* BEGIN *

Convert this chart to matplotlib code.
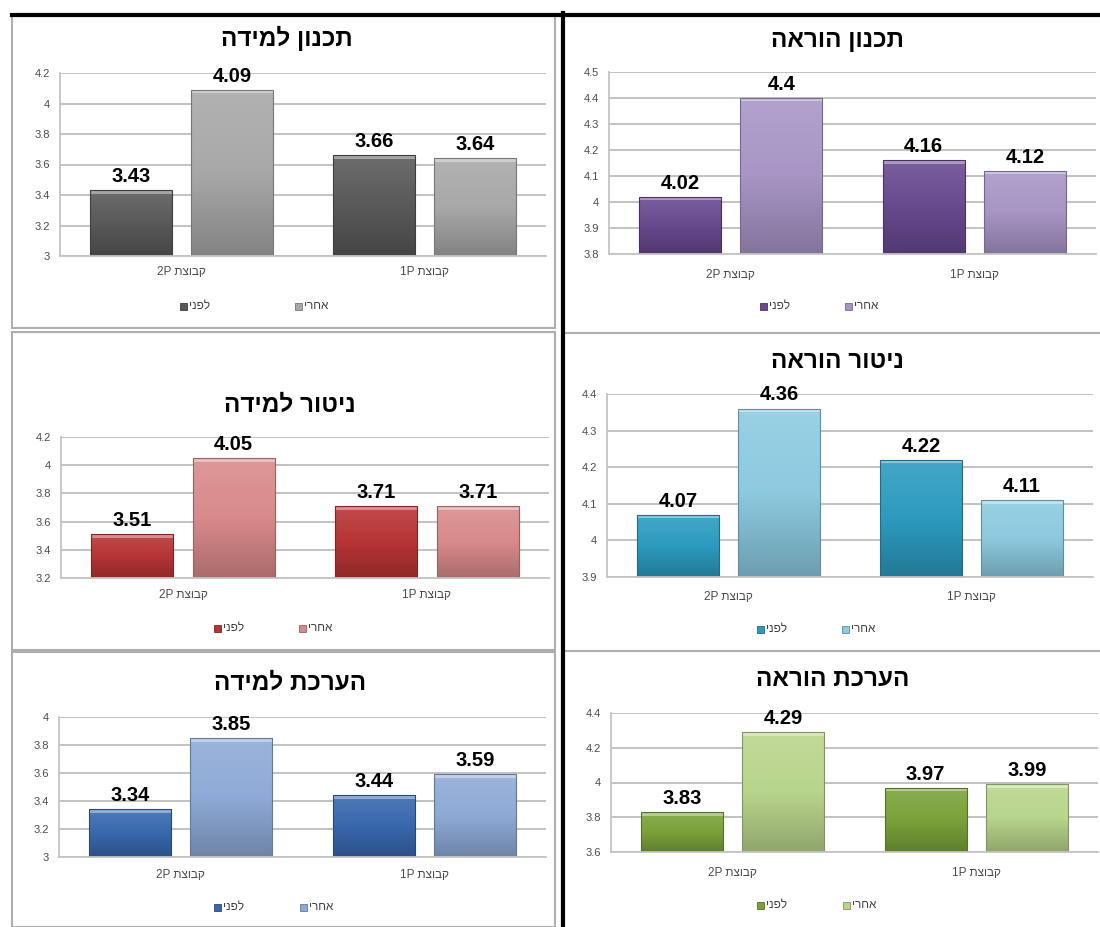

* END *
* BEGIN *

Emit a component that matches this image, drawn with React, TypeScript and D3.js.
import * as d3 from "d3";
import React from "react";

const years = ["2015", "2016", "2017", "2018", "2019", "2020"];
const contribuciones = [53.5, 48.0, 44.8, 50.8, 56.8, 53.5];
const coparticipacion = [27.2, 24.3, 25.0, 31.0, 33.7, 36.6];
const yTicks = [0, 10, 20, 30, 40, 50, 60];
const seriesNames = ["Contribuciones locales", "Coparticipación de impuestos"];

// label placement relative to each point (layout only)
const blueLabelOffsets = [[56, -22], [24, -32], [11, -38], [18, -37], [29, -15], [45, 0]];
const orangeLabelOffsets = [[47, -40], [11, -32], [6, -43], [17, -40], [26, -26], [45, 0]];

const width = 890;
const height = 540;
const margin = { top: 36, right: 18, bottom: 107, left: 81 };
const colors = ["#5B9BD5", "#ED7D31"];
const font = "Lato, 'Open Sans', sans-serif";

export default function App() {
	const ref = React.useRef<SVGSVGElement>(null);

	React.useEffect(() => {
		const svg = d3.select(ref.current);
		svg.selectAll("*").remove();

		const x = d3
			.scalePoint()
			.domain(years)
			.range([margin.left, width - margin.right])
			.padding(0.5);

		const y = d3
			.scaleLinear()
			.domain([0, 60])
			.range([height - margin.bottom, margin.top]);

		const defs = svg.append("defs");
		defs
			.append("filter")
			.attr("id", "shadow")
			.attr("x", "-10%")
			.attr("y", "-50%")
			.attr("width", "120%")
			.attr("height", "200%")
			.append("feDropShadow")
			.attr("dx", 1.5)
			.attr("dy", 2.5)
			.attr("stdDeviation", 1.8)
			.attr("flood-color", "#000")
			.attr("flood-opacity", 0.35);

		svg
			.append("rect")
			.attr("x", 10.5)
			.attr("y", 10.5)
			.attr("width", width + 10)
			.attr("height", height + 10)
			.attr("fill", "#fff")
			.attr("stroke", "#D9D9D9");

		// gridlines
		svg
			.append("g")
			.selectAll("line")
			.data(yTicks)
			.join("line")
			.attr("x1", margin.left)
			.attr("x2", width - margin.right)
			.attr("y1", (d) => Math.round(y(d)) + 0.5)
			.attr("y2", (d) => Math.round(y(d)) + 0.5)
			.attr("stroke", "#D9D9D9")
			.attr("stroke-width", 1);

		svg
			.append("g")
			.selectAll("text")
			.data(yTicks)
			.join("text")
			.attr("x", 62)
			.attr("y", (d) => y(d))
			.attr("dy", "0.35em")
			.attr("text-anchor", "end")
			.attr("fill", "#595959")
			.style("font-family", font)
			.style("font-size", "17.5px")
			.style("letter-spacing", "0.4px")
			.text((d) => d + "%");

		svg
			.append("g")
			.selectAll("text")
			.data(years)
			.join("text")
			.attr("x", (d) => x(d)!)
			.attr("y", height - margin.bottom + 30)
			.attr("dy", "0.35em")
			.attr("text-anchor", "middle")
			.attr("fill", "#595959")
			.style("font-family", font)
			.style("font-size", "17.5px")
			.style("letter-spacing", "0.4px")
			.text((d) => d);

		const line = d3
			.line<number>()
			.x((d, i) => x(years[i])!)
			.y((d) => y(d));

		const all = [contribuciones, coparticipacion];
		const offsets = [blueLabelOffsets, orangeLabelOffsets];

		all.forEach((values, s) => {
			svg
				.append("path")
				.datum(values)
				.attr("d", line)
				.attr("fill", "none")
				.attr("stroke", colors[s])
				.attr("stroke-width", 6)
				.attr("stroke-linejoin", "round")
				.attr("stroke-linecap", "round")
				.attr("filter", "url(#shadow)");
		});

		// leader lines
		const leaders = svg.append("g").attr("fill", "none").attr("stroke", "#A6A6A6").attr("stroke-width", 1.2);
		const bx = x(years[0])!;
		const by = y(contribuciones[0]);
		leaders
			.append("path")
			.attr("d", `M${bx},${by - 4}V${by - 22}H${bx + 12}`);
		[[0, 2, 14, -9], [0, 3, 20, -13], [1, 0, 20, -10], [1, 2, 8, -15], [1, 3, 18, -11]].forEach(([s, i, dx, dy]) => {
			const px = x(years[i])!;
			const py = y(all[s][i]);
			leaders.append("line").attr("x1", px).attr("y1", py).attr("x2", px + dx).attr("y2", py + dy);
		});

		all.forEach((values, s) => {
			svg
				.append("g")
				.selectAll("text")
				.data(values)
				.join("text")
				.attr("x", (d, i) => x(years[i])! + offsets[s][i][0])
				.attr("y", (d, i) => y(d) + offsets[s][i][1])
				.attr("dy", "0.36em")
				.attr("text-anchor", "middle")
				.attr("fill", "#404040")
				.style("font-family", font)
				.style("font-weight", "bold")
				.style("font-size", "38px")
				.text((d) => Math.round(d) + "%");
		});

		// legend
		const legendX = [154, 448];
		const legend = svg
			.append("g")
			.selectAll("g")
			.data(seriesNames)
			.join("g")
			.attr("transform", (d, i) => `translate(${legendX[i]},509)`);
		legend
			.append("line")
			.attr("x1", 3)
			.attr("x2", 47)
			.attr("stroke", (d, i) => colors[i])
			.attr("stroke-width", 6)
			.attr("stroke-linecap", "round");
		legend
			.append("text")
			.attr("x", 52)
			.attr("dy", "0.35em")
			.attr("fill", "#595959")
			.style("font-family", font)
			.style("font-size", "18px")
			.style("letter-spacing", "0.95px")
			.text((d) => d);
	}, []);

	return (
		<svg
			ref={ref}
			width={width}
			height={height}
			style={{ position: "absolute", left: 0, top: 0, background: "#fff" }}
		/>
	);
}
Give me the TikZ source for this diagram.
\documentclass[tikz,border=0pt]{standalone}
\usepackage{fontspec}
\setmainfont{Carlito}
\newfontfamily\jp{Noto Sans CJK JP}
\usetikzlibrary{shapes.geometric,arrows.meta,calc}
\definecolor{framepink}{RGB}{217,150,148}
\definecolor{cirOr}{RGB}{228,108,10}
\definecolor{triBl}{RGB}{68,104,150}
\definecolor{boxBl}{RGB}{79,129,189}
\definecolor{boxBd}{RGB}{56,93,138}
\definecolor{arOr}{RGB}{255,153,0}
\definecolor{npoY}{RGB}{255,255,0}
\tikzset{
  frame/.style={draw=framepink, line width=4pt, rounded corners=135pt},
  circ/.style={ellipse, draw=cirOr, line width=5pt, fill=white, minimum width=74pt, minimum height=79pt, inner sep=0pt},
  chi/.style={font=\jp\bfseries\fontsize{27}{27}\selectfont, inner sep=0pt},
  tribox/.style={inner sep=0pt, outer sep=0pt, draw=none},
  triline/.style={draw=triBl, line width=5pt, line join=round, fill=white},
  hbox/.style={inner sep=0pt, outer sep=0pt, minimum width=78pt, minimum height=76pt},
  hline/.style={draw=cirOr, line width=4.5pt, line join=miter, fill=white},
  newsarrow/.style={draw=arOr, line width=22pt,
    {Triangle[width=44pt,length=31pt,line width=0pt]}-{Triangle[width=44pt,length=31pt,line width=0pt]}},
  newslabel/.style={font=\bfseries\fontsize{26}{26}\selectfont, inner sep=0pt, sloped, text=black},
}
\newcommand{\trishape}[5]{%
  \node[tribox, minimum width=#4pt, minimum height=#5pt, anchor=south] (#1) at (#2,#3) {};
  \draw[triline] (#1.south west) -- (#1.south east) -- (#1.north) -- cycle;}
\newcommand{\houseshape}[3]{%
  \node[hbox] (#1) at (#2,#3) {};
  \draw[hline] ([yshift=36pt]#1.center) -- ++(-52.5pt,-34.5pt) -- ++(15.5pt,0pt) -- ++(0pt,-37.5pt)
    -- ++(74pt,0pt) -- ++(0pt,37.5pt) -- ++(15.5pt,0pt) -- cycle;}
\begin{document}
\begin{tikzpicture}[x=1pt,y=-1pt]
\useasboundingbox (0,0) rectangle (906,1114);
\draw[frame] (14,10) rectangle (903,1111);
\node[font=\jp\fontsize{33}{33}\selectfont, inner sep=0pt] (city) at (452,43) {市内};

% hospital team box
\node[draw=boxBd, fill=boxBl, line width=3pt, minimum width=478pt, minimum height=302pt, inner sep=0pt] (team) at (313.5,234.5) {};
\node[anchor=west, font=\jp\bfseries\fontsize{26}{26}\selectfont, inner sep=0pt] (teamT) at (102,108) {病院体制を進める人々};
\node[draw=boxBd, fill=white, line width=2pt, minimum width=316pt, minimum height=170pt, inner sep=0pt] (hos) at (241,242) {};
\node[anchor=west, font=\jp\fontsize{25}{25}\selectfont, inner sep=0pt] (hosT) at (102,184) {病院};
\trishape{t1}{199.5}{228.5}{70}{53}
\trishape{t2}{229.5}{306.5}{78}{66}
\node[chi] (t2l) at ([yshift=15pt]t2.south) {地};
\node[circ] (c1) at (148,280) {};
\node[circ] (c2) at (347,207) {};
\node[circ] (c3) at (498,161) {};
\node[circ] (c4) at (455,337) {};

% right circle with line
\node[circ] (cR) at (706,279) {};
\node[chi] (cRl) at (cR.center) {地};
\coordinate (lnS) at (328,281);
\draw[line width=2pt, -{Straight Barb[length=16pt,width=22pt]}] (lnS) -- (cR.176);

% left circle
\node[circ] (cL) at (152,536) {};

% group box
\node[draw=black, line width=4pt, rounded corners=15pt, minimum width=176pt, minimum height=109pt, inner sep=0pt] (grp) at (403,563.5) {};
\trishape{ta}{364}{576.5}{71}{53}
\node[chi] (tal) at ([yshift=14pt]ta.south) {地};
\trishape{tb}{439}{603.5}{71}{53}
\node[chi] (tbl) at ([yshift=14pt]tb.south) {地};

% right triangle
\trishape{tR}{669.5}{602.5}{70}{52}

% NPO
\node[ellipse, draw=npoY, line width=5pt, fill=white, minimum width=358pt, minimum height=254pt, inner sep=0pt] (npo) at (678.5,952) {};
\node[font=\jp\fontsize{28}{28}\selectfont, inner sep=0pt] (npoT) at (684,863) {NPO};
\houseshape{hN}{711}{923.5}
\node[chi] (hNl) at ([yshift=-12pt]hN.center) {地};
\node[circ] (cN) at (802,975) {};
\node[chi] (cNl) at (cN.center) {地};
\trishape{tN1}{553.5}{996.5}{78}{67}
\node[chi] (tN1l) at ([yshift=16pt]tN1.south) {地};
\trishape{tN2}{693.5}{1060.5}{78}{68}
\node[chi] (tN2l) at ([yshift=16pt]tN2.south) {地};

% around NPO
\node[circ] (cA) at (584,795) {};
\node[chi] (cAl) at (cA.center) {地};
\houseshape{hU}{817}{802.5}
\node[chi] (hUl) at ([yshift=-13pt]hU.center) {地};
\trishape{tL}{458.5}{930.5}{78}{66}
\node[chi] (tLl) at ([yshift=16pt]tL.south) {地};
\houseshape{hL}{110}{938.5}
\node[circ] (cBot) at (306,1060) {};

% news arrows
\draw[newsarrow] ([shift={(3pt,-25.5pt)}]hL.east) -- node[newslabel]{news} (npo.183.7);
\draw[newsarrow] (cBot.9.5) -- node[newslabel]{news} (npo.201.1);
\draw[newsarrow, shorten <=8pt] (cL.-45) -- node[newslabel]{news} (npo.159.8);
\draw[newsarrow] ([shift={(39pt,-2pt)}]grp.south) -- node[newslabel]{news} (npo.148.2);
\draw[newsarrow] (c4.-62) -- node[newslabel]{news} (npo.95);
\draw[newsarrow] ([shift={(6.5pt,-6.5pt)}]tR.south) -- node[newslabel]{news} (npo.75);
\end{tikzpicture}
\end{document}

* END *

• **GIVEN EXERCISE**
Filter the records, keeping only lines that contain "with", and show those lines.

• **RESULT FOR THIS EXERCISE**
Emit a component that matches this image, drawn with React, TypeScript and D3.js.
% right circle with line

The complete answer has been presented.